◆ Exercise requirements: Omit all images, then return the remaining material exactly as it stands.

◆ Source data:
— Start —
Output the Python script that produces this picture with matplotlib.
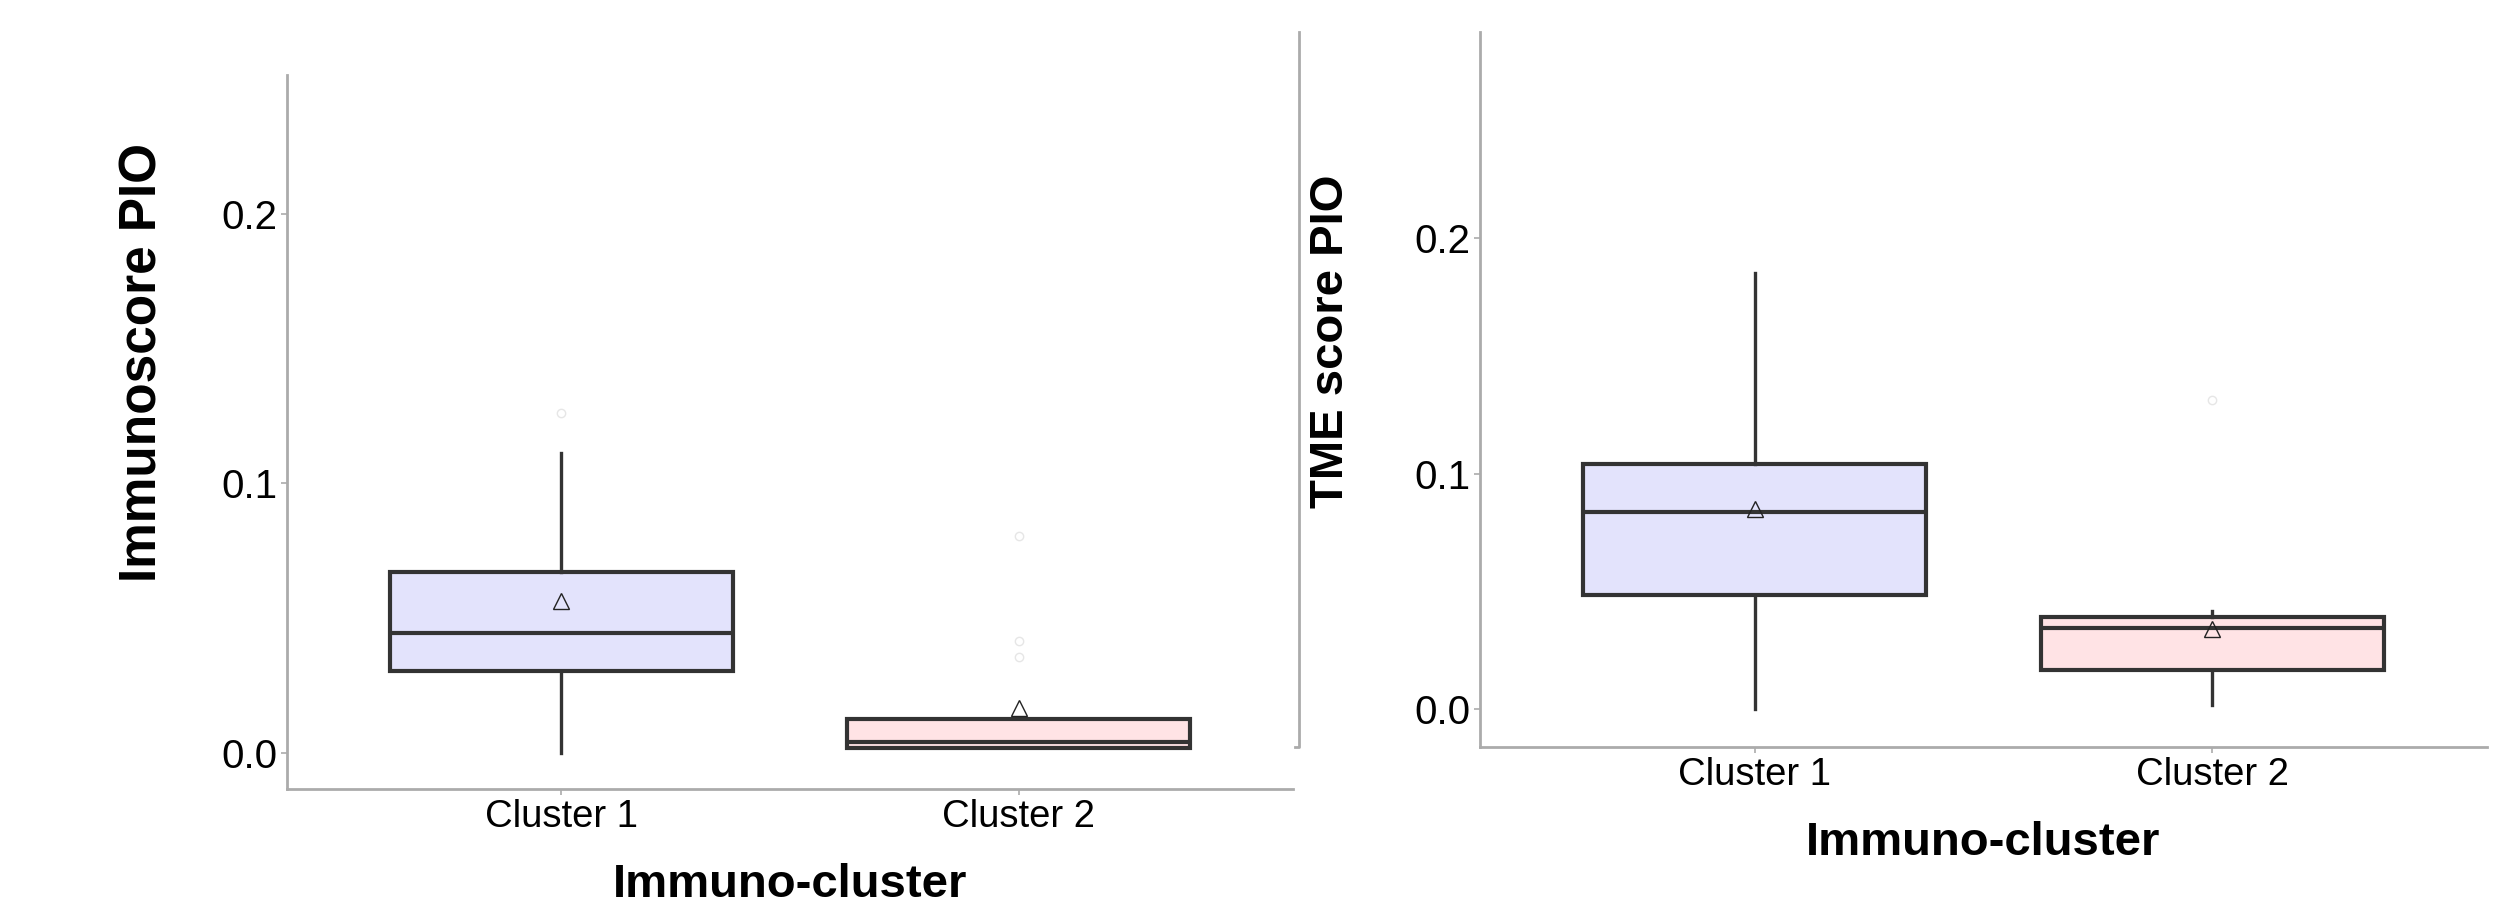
import matplotlib
matplotlib.use("Agg")
import matplotlib.pyplot as plt
from matplotlib.lines import Line2D

plt.rcParams["font.family"] = ["Liberation Sans Narrow", "Liberation Sans", "DejaVu Sans"]

clusters = ["Cluster 1", "Cluster 2"]
box_colors = ["#E3E3FC", "#FFE3E5"]

# Immunoscore PIO summary per cluster
immuno_q1 = [0.0302, 0.0018]
immuno_med = [0.0444, 0.0041]
immuno_q3 = [0.0669, 0.0124]
immuno_lo = [0.0, 0.0016]
immuno_hi = [0.1112, 0.0124]
immuno_mean = [0.0562, 0.0166]
immuno_out = [[0.126], [0.0805, 0.0414, 0.0355]]

# TME score PIO summary per cluster
tme_q1 = [0.0486, 0.0169]
tme_med = [0.0838, 0.0345]
tme_q3 = [0.104, 0.0392]
tme_lo = [0.0, 0.002]
tme_hi = [0.185, 0.0419]
tme_mean = [0.085, 0.0340]
tme_out = [[], [0.131]]

yticks = [0.0, 0.1, 0.2]
axis_grey = "#ABABAB"
line_dark = "#333333"


def draw_panel(ax, q1, med, q3, lo, hi, mean, out, ylabel, ylabel_size, ylim, ylab_pos):
    stats = []
    for i in range(len(clusters)):
        stats.append(dict(q1=q1[i], med=med[i], q3=q3[i], whislo=lo[i],
                          whishi=hi[i], mean=mean[i], fliers=out[i]))
    bp = ax.bxp(stats, positions=[1, 2], widths=0.75, patch_artist=True,
                showmeans=True, showcaps=False,
                boxprops=dict(edgecolor=line_dark, linewidth=3.0),
                medianprops=dict(color=line_dark, linewidth=3.0),
                whiskerprops=dict(color=line_dark, linewidth=2.4),
                meanprops=dict(marker="^", markerfacecolor="none",
                               markeredgecolor="#222222", markeredgewidth=1.0,
                               markersize=11),
                flierprops=dict(marker="o", markerfacecolor="none",
                                markeredgecolor="#E6E6E6", markersize=6,
                                markeredgewidth=1.0))
    for patch, c in zip(bp["boxes"], box_colors):
        patch.set_facecolor(c)

    ax.set_xlim(0.4, 2.6)
    ax.set_ylim(*ylim)
    ax.set_xticks([1, 2])
    ax.set_xticklabels(clusters, fontsize=27.5)
    ax.set_yticks(yticks)
    ax.set_yticklabels([f"{t:.1f}" for t in yticks], fontsize=29)
    ax.tick_params(colors=axis_grey, labelcolor="black", length=4, width=1.2, pad=3)

    for s in ["top", "right"]:
        ax.spines[s].set_visible(False)
    for s in ["left", "bottom"]:
        ax.spines[s].set_color(axis_grey)
        ax.spines[s].set_linewidth(2.0)

    ax.set_xlabel("Immuno-cluster", fontsize=34, fontweight="bold",
                  family=["Liberation Sans Narrow", "Liberation Sans"])
    ax.xaxis.set_label_coords(0.5, -0.134)
    ax.xaxis.label.set_va("center")
    ax.set_ylabel(ylabel, fontsize=ylabel_size, fontweight="bold", family=["Liberation Sans"])
    ax.yaxis.set_label_coords(*ylab_pos)
    ax.yaxis.label.set_va("center")


fig = plt.figure(figsize=(25, 9.06), dpi=100)

ax1 = fig.add_axes([0.1148, 0.1291, 0.4024, 0.788])
draw_panel(ax1, immuno_q1, immuno_med, immuno_q3, immuno_lo, immuno_hi,
           immuno_mean, immuno_out, "Immunoscore PIO", 37, (-0.0135, 0.2514),
           (-0.143, 0.597))

ax2 = fig.add_axes([0.592, 0.1755, 0.4028, 0.789])
draw_panel(ax2, tme_q1, tme_med, tme_q3, tme_lo, tme_hi,
           tme_mean, tme_out, "TME score PIO", 34, (-0.0159, 0.2871),
           (-0.148, 0.568))

# leftover frame edge between the two panels
W, H = 2500, 906
fig.add_artist(Line2D([1299 / W, 1299 / W, 1295 / W],
                      [1 - 32 / H, 1 - 747 / H, 1 - 747 / H],
                      color=axis_grey, linewidth=2.0))

fig.savefig("out.png", dpi=100, facecolor="white")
— End —
◆ The solution:
Output the Python script that produces this picture with matplotlib.
import matplotlib
matplotlib.use("Agg")
import matplotlib.pyplot as plt
from matplotlib.lines import Line2D

plt.rcParams["font.family"] = ["Liberation Sans Narrow", "Liberation Sans", "DejaVu Sans"]

clusters = ["Cluster 1", "Cluster 2"]
box_colors = ["#E3E3FC", "#FFE3E5"]

# Immunoscore PIO summary per cluster
immuno_q1 = [0.0302, 0.0018]
immuno_med = [0.0444, 0.0041]
immuno_q3 = [0.0669, 0.0124]
immuno_lo = [0.0, 0.0016]
immuno_hi = [0.1112, 0.0124]
immuno_mean = [0.0562, 0.0166]
immuno_out = [[0.126], [0.0805, 0.0414, 0.0355]]

# TME score PIO summary per cluster
tme_q1 = [0.0486, 0.0169]
tme_med = [0.0838, 0.0345]
tme_q3 = [0.104, 0.0392]
tme_lo = [0.0, 0.002]
tme_hi = [0.185, 0.0419]
tme_mean = [0.085, 0.0340]
tme_out = [[], [0.131]]

yticks = [0.0, 0.1, 0.2]
axis_grey = "#ABABAB"
line_dark = "#333333"


def draw_panel(ax, q1, med, q3, lo, hi, mean, out, ylabel, ylabel_size, ylim, ylab_pos):
    stats = []
    for i in range(len(clusters)):
        stats.append(dict(q1=q1[i], med=med[i], q3=q3[i], whislo=lo[i],
                          whishi=hi[i], mean=mean[i], fliers=out[i]))
    bp = ax.bxp(stats, positions=[1, 2], widths=0.75, patch_artist=True,
                showmeans=True, showcaps=False,
                boxprops=dict(edgecolor=line_dark, linewidth=3.0),
                medianprops=dict(color=line_dark, linewidth=3.0),
                whiskerprops=dict(color=line_dark, linewidth=2.4),
                meanprops=dict(marker="^", markerfacecolor="none",
                               markeredgecolor="#222222", markeredgewidth=1.0,
                               markersize=11),
                flierprops=dict(marker="o", markerfacecolor="none",
                                markeredgecolor="#E6E6E6", markersize=6,
                                markeredgewidth=1.0))
    for patch, c in zip(bp["boxes"], box_colors):
        patch.set_facecolor(c)

    ax.set_xlim(0.4, 2.6)
    ax.set_ylim(*ylim)
    ax.set_xticks([1, 2])
    ax.set_xticklabels(clusters, fontsize=27.5)
    ax.set_yticks(yticks)
    ax.set_yticklabels([f"{t:.1f}" for t in yticks], fontsize=29)
    ax.tick_params(colors=axis_grey, labelcolor="black", length=4, width=1.2, pad=3)

    for s in ["top", "right"]:
        ax.spines[s].set_visible(False)
    for s in ["left", "bottom"]:
        ax.spines[s].set_color(axis_grey)
        ax.spines[s].set_linewidth(2.0)

    ax.set_xlabel("Immuno-cluster", fontsize=34, fontweight="bold",
                  family=["Liberation Sans Narrow", "Liberation Sans"])
    ax.xaxis.set_label_coords(0.5, -0.134)
    ax.xaxis.label.set_va("center")
    ax.set_ylabel(ylabel, fontsize=ylabel_size, fontweight="bold", family=["Liberation Sans"])
    ax.yaxis.set_label_coords(*ylab_pos)
    ax.yaxis.label.set_va("center")


fig = plt.figure(figsize=(25, 9.06), dpi=100)

ax1 = fig.add_axes([0.1148, 0.1291, 0.4024, 0.788])
draw_panel(ax1, immuno_q1, immuno_med, immuno_q3, immuno_lo, immuno_hi,
           immuno_mean, immuno_out, "Immunoscore PIO", 37, (-0.0135, 0.2514),
           (-0.143, 0.597))

ax2 = fig.add_axes([0.592, 0.1755, 0.4028, 0.789])
draw_panel(ax2, tme_q1, tme_med, tme_q3, tme_lo, tme_hi,
           tme_mean, tme_out, "TME score PIO", 34, (-0.0159, 0.2871),
           (-0.148, 0.568))

# leftover frame edge between the two panels
W, H = 2500, 906
fig.add_artist(Line2D([1299 / W, 1299 / W, 1295 / W],
                      [1 - 32 / H, 1 - 747 / H, 1 - 747 / H],
                      color=axis_grey, linewidth=2.0))

fig.savefig("out.png", dpi=100, facecolor="white")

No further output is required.